BTW, I researched it, and middle age is 40.

Friday, September 01, 2006

Every once in a while. . .

The other day, I opened my pantry door, and except for a few bags of pasta and some cans of tomato paste, the shelves were as bare as "Old Mother Hubbard's". "Can't put it off any longer," I sighed.

"Put what off?" Seth asked, absorbed in the latest issue of Boy's Life.

"Going to the store."

Robert dropped the toy he was playing with, and both boys gave me a deer-in-the-headlight look. "T-That's okay," Seth stammered. "I'll stay at home. I'm old enough, remember?"

"Fine then, I'll take Robert."

Robert gave his brother a pleading get-me-out-of-this look, and Seth hugged his brother protectively. "I'll take care of him. He's too young to be tort--"

"Tortured?" I finished, raising my eyebrow quizzically.

Seth avoided making eye contact by picking imaginary lint off his brother's shirt. "Well, maybe tortured isn't exactly the right word; but you have to admit weird things happen to us everytime we go," he pointed out. "I mean, the kid asks you if we have insurance everytime we leave."

"Don't remind me," I growled, remembering incidents were displays fell on us, and other times when elderly people on scooters ran us over. "But you I want you both to go. You can be my protection, like bodyguards," I added quickly, seeing the horrified looks on their faces. "Nothing will happen."

"Better not," Seth grumbled as I headed them off to the truck. The trip to the store was uneventful, in fact, boring. No deer bounded like rubber balls across the road and tried to tap-dance on our hood, no buzzrds tried to plaster themselves to our windshield.

"So far so good,' I chirped as we entered the store. It was the middle of the week, and the monsterous store was as silent as a graveyard. I was like a child in a candy store as I found wonderful deal after deal. Little did I know what was waiting for me in the meat department.

It was the department I dreaded the most. It depressed me to see pork chops, sliced thinner than paper, selling for over $6.00. I had, for a while, like so many other local consumers, switched over to fish and chicken. The whily meat dept. manager, observing the change, raised the prices on both products. It was no hard to find a chick under $4. (Yes, I know it's the theory of supply and demand, but still.)

For some reason, I was drawn like a magnet to the pre-packaged hamburger patties. Look at the top package,
my inner voice whispered. I gasped at what I saw. There, in machine-printed black and white was the price of $.48! "No way, there's no way this is the right price. What does this say?" I asked Seth.

"It says $.48."

Still not convinced, I asked a near-by elderly lady. "It says forty-eight cents, dear," she smiled. Squinting, she looked closer at the bar code. "Oh, I see. The machine misread the weight. It only weight it as ONE OUNCE."

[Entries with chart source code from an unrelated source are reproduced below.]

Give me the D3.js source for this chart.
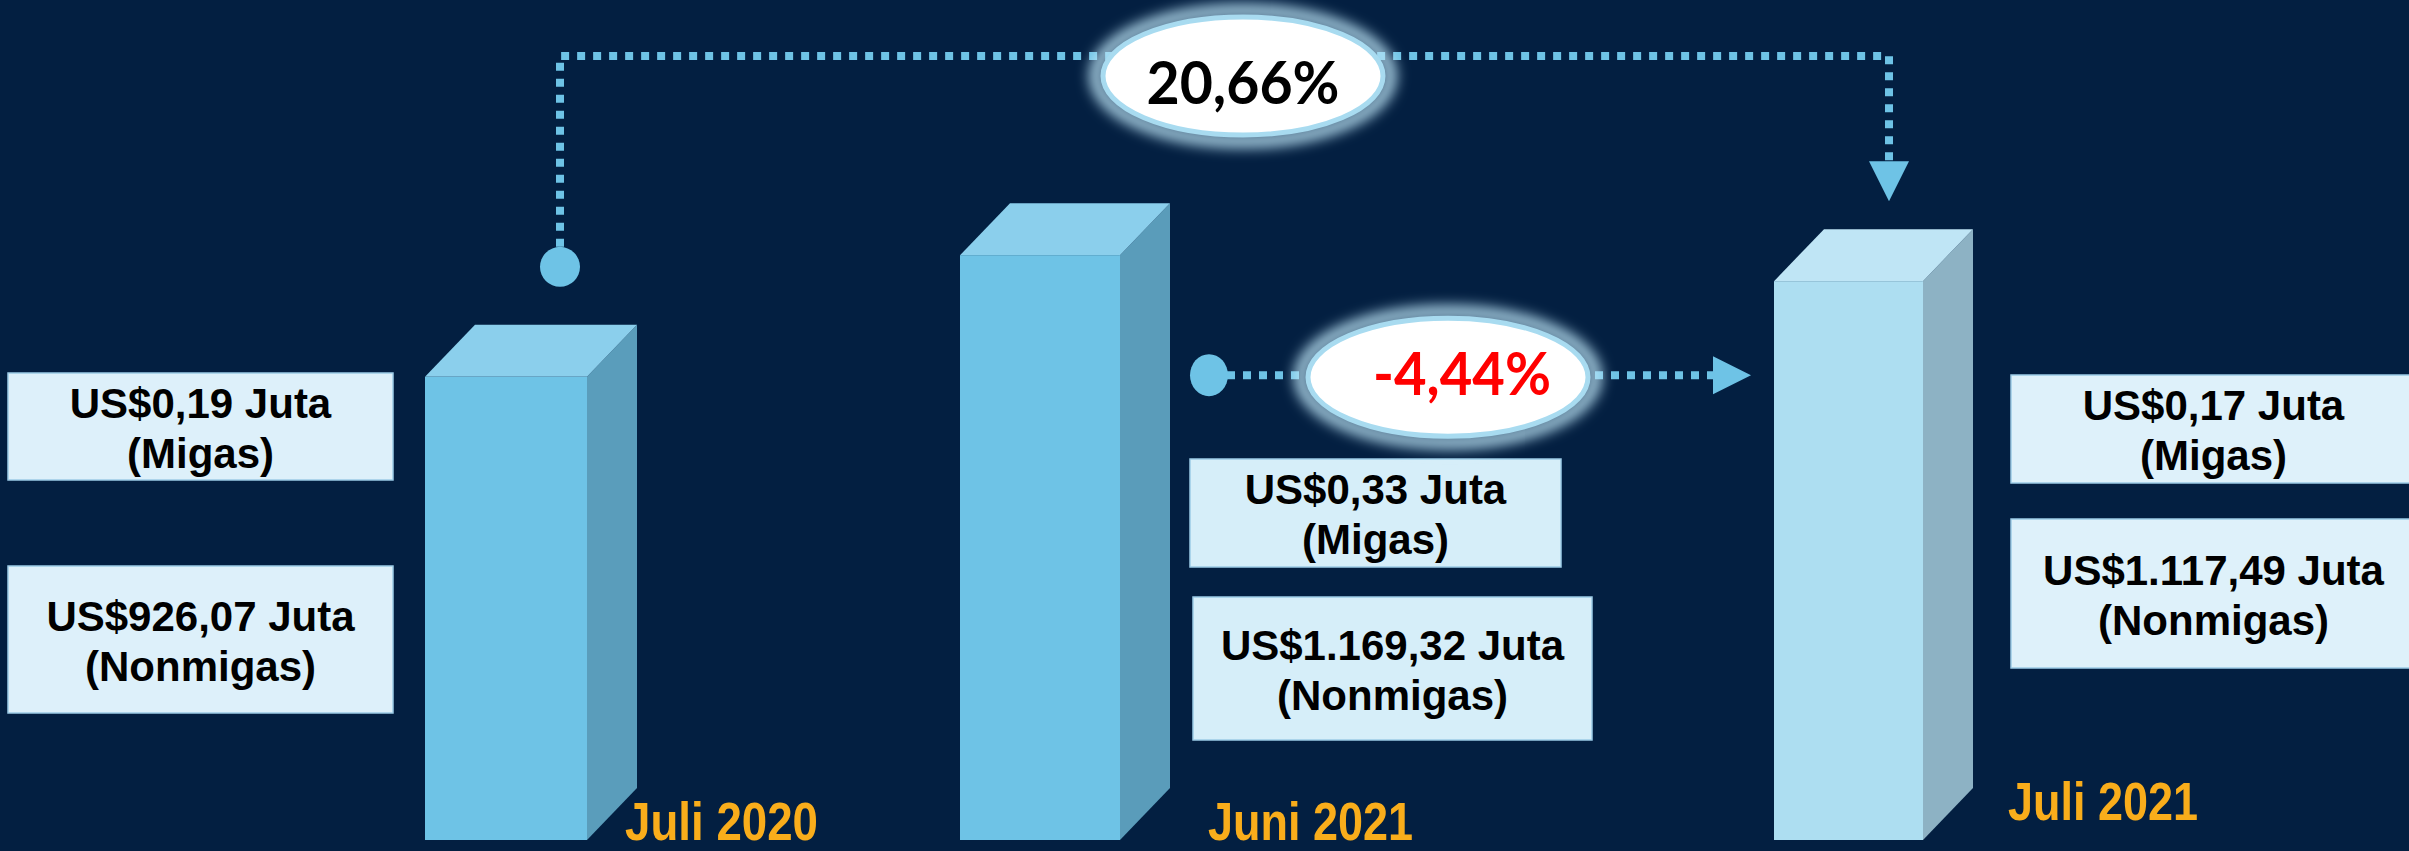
<!DOCTYPE html>
<html>
<head>
<meta charset="utf-8">
<script src="https://cdn.jsdelivr.net/npm/d3@7"></script>
<style>
  html, body { margin: 0; padding: 0; background: #031f41; }
  svg { display: block; }
</style>
</head>
<body>
<svg id="chart"></svg>
<script>
// data
var months = ["Juli 2020", "Juni 2021", "Juli 2021"];
var migas = [0.19, 0.33, 0.17];
var nonmigas = [926.07, 1169.32, 1117.49];
var changeFrom = ["Juli 2020", "Juni 2021"];
var changeTo = ["Juli 2021", "Juli 2021"];
var changePct = [20.66, -4.44];

var W = 2409, H = 851;
var svg = d3.select("#chart").attr("width", W).attr("height", H);
svg.append("rect").attr("width", W).attr("height", H).attr("fill", "#031f41");

var id = d3.formatLocale({decimal: ",", thousands: ".", grouping: [3], currency: ["US$", ""], minus: "-"});
var fmtUsd = id.format("$,.2f"), fmtPct = id.format(".2f");

var rows = months.map(function (m, i) {
    return {month: m, migas: migas[i], nonmigas: nonmigas[i], total: migas[i] + nonmigas[i]};
});

// scales
var x = d3.scaleOrdinal().domain(months).range([425, 960, 1774]);
var bw = d3.scaleOrdinal().domain(months).range([162, 160, 149]);
var y = d3.scaleLinear().domain([0, 1200]).range([840, 240]);
var face = d3.scaleOrdinal().domain(months).range([
    {front: "#6ec3e6", top: "#8bcfec", side: "#5a9dbb"},
    {front: "#6ec3e6", top: "#8bcfec", side: "#5a9cba"},
    {front: "#addef1", top: "#bfe5f5", side: "#8db2c4"}
]);
var dx = 50, dy = 52;

// 3d bars
var bars = svg.selectAll(".bar").data(rows).enter().append("g").attr("class", "bar");
bars.append("polygon")
    .attr("fill", function (d) { return face(d.month).side; })
    .attr("points", function (d) {
        var x1 = x(d.month) + bw(d.month), t = y(d.total), b = y(0);
        return [[x1, t], [x1 + dx, t - dy], [x1 + dx, b - dy], [x1, b]].join(" ");
    });
bars.append("polygon")
    .attr("fill", function (d) { return face(d.month).top; })
    .attr("points", function (d) {
        var x0 = x(d.month), x1 = x0 + bw(d.month), t = y(d.total);
        return [[x0, t], [x0 + dx, t - dy], [x1 + dx, t - dy], [x1, t]].join(" ");
    });
bars.append("rect")
    .attr("fill", function (d) { return face(d.month).front; })
    .attr("x", function (d) { return x(d.month); })
    .attr("y", function (d) { return y(d.total); })
    .attr("width", function (d) { return bw(d.month); })
    .attr("height", function (d) { return y(0) - y(d.total); });

// month labels
var monthPos = {"Juli 2020": [625, 840, 193], "Juni 2021": [1208, 840, 205], "Juli 2021": [2008, 820, 190]};
svg.selectAll(".month").data(rows).enter().append("text")
    .attr("x", function (d) { return monthPos[d.month][0]; })
    .attr("y", function (d) { return monthPos[d.month][1]; })
    .attr("textLength", function (d) { return monthPos[d.month][2]; })
    .attr("lengthAdjust", "spacingAndGlyphs")
    .attr("font-family", "Liberation Sans, Arial, sans-serif")
    .attr("font-weight", "bold").attr("font-size", 54)
    .attr("fill", "#f9ad1b")
    .text(function (d) { return d.month; });

// value boxes (x0, y0, x1, y1)
var boxPos = {
    "Juli 2020": {migas: [8, 373, 393, 480], nonmigas: [8, 566, 393, 713], fill: "#ddf0fa"},
    "Juni 2021": {migas: [1190, 459, 1561, 567], nonmigas: [1193, 597, 1592, 740], fill: "#d6eef9"},
    "Juli 2021": {migas: [2011, 375, 2416, 483], nonmigas: [2011, 519, 2416, 668], fill: "#def1fa"}
};
var boxes = [];
rows.forEach(function (d) {
    boxes.push({month: d.month, r: boxPos[d.month].migas, value: d.migas, kind: "(Migas)"});
    boxes.push({month: d.month, r: boxPos[d.month].nonmigas, value: d.nonmigas, kind: "(Nonmigas)"});
});
var bx = svg.selectAll(".box").data(boxes).enter().append("g").attr("class", "box");
bx.append("rect")
    .attr("x", function (d) { return d.r[0]; })
    .attr("y", function (d) { return d.r[1]; })
    .attr("width", function (d) { return d.r[2] - d.r[0]; })
    .attr("height", function (d) { return d.r[3] - d.r[1]; })
    .attr("fill", function (d) { return boxPos[d.month].fill; })
    .attr("stroke", "#9ccbe6").attr("stroke-width", 1.5);
var bt = bx.append("text")
    .attr("text-anchor", "middle")
    .attr("font-family", "Liberation Sans, Arial, sans-serif")
    .attr("font-weight", "bold").attr("font-size", 42).attr("fill", "#000");
bt.append("tspan")
    .attr("x", function (d) { return (d.r[0] + d.r[2]) / 2; })
    .attr("y", function (d) { return (d.r[1] + d.r[3]) / 2 - 9; })
    .text(function (d) { return fmtUsd(d.value) + " Juta"; });
bt.append("tspan")
    .attr("x", function (d) { return (d.r[0] + d.r[2]) / 2; })
    .attr("y", function (d) { return (d.r[1] + d.r[3]) / 2 + 41; })
    .text(function (d) { return d.kind; });

// glow for the percentage bubbles
var defs = svg.append("defs");
defs.append("filter").attr("id", "glow").attr("x", "-30%").attr("y", "-50%").attr("width", "160%").attr("height", "200%")
    .append("feGaussianBlur").attr("stdDeviation", 7);

var lineColor = "#6ec3e6";
var byMonth = {};
rows.forEach(function (d) { byMonth[d.month] = d; });

// connectors
var conn = changePct.map(function (p, i) { return {from: changeFrom[i], to: changeTo[i], pct: p}; });

// Juli 2020 -> Juli 2021 (over the top)
var c0 = conn[0];
var sx = x(c0.from) + 135, sy = y(byMonth[c0.from].total) - 110;
var ex = x(c0.to) + 115, ey = y(byMonth[c0.to].total) - 80;
var topY = 56;
svg.append("path")
    .attr("d", "M" + sx + "," + (sy - 20) + "V" + topY + "H" + ex + "V" + (ey - 40))
    .attr("fill", "none").attr("stroke", lineColor).attr("stroke-width", 8)
    .attr("stroke-dasharray", "8,8");
svg.append("circle").attr("cx", sx).attr("cy", sy).attr("r", 20).attr("fill", lineColor);
svg.append("polygon").attr("fill", lineColor)
    .attr("points", [[ex - 20, ey - 40], [ex + 20, ey - 40], [ex, ey]].join(" "));

// Juni 2021 -> Juli 2021 (straight across)
var c1 = conn[1];
var lx = x(c1.from) + bw(c1.from) + 89, ly = y(byMonth[c1.from].total) + 120;
var tx = x(c1.to) - 23;
svg.append("path")
    .attr("d", "M" + (lx + 18) + "," + ly + "H" + (tx - 38))
    .attr("fill", "none").attr("stroke", lineColor).attr("stroke-width", 8)
    .attr("stroke-dasharray", "8,8");
svg.append("ellipse").attr("cx", lx).attr("cy", ly).attr("rx", 19).attr("ry", 21).attr("fill", lineColor);
svg.append("polygon").attr("fill", lineColor)
    .attr("points", [[tx - 38, ly - 19], [tx, ly], [tx - 38, ly + 19]].join(" "));

// bubbles
var bubbles = [
    {c: c0, cx: 1243, cy: 76, tx: 1243, ty: 104, tl: 193, color: "#000"},
    {c: c1, cx: 1448, cy: ly + 2, tx: 1462, ty: ly + 20, tl: 178, color: "#ff0000"}
];
var bg = svg.selectAll(".bubble").data(bubbles).enter().append("g").attr("class", "bubble");
bg.append("ellipse")
    .attr("cx", function (d) { return d.cx; }).attr("cy", function (d) { return d.cy; })
    .attr("rx", 147).attr("ry", 65)
    .attr("fill", "none").attr("stroke", "#bfe7f8").attr("stroke-width", 12)
    .attr("filter", "url(#glow)");
bg.append("ellipse")
    .attr("cx", function (d) { return d.cx; }).attr("cy", function (d) { return d.cy; })
    .attr("rx", 140).attr("ry", 59)
    .attr("fill", "#fff").attr("stroke", "#a8dbf0").attr("stroke-width", 5);
bg.append("text")
    .attr("x", function (d) { return d.tx; }).attr("y", function (d) { return d.ty; })
    .attr("text-anchor", "middle")
    .attr("textLength", function (d) { return d.tl; })
    .attr("lengthAdjust", "spacingAndGlyphs")
    .attr("font-family", "Lato, 'Open Sans', sans-serif")
    .attr("font-weight", "bold").attr("font-size", 60)
    .attr("fill", function (d) { return d.color; })
    .text(function (d) { return fmtPct(d.c.pct) + "%"; });
</script>
</body>
</html>
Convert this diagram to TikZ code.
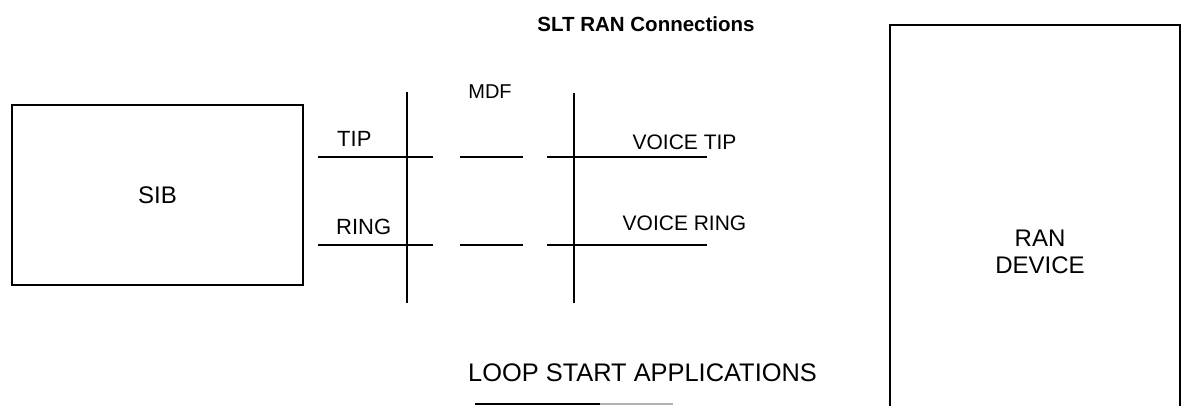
\documentclass[tikz,border=0pt]{standalone}
\usepackage{fontspec}
\setmainfont{Liberation Sans}
\begin{document}
\begin{tikzpicture}[x=1pt, y=-1pt,
    unitbox/.style={draw, line width=1.8pt, inner sep=0pt,
                    font=\fontsize{24}{27}\selectfont, align=center},
    wire/.style={line width=1.8pt},
    lbl/.style={inner sep=0pt, font=\fontsize{22}{26}\selectfont},
    voicelbl/.style={inner sep=0pt, font=\fontsize{21}{25}\selectfont}]
\useasboundingbox (0,0) rectangle (1182,406);
% title
\node[inner sep=0pt, font=\fontsize{20.5}{24}\selectfont\bfseries] (title) at (646,24)
  {SLT RAN Connections};
% switch side
\node[unitbox, minimum width=291pt, minimum height=180pt] (sib) at (157.5,195) {SIB};
% RAN device, open at the bottom
\coordinate (ran-bl) at (890,406);
\coordinate (ran-tl) at (890,25);
\coordinate (ran-tr) at (1180,25);
\coordinate (ran-br) at (1180,406);
\draw[line width=1.8pt] (ran-bl) -- (ran-tl) -- (ran-tr) -- (ran-br);
\node[inner sep=0pt, font=\fontsize{24}{27}\selectfont, align=center] (ran) at (1040,251.5)
  {RAN\\DEVICE};
% MDF verticals
\node[inner sep=0pt, font=\fontsize{20}{24}\selectfont] (mdf) at (490,92) {MDF};
\coordinate (mdfa-top) at (407,92);
\coordinate (mdfa-bot) at (407,303);
\coordinate (mdfb-top) at (574,93);
\coordinate (mdfb-bot) at (574,303);
\draw[wire] (mdfa-top) -- (mdfa-bot);
\draw[wire] (mdfb-top) -- (mdfb-bot);
% tip and ring runs
\foreach \y/\n in {157/tip,245/ring}{
  \coordinate (\n-a) at (318,\y);
  \coordinate (\n-b) at (433,\y);
  \coordinate (\n-c) at (460,\y);
  \coordinate (\n-d) at (523,\y);
  \coordinate (\n-e) at (547,\y);
  \coordinate (\n-f) at (707,\y);
  \draw[wire] (\n-a) -- (\n-b);
  \draw[wire] (\n-c) -- (\n-d);
  \draw[wire] (\n-e) -- (\n-f);
}
\node[lbl, anchor=west] (tiplbl) at (337,139) {TIP};
\node[lbl, anchor=west] (ringlbl) at (336,227) {RING};
\node[voicelbl] (vtip) at (684.5,142.5) {VOICE TIP};
\node[voicelbl] (vring) at (684.5,223.5) {VOICE RING};
% caption
\node[inner sep=0pt, font=\fontsize{25.4}{30}\selectfont] (caption) at (642.5,373)
  {LOOP START APPLICATIONS};
\coordinate (ul-a) at (475,404);
\coordinate (ul-b) at (600,404);
\coordinate (ul-c) at (673,404);
\draw[line width=1.4pt] (ul-a) -- (ul-b);
\draw[line width=1.4pt, gray!60] (ul-b) -- (ul-c);
\end{tikzpicture}
\end{document}
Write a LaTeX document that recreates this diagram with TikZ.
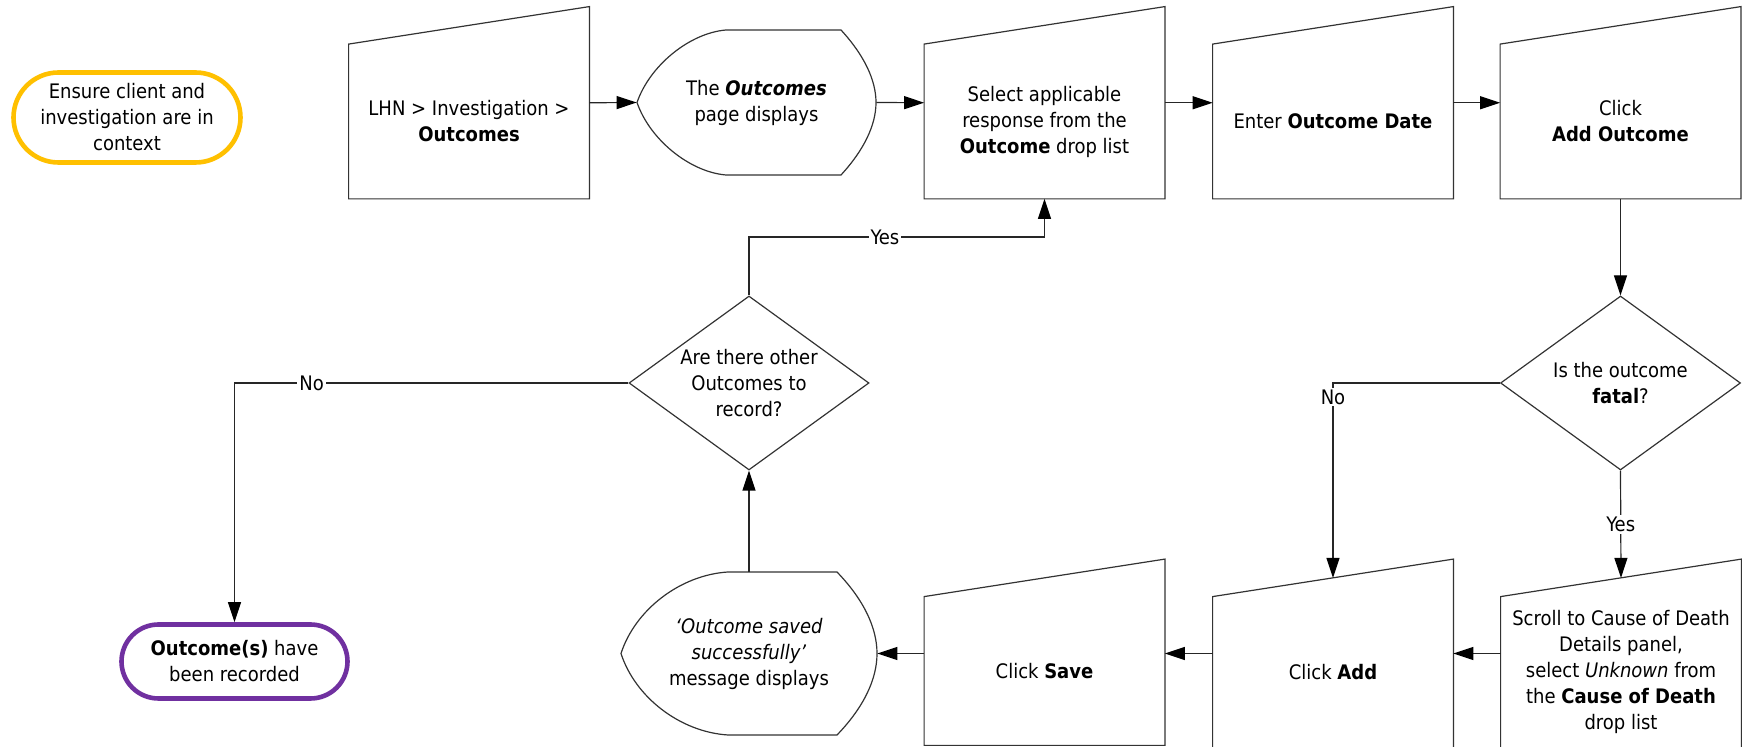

I was soooo tempted to take the meat and run, but being the goody-goody I am, I showed a meat manager.
"Hmm. Our mistake is your profit," he said, patting my back. I couldn't believe it.

Better yet, the meat was part of a "full meal deal," meaning the meat came with freebies. I got: cheese, sodas, buns, chips, mustard and relish for free! All for forty-eight cents!

Once in a while, everything goes my way.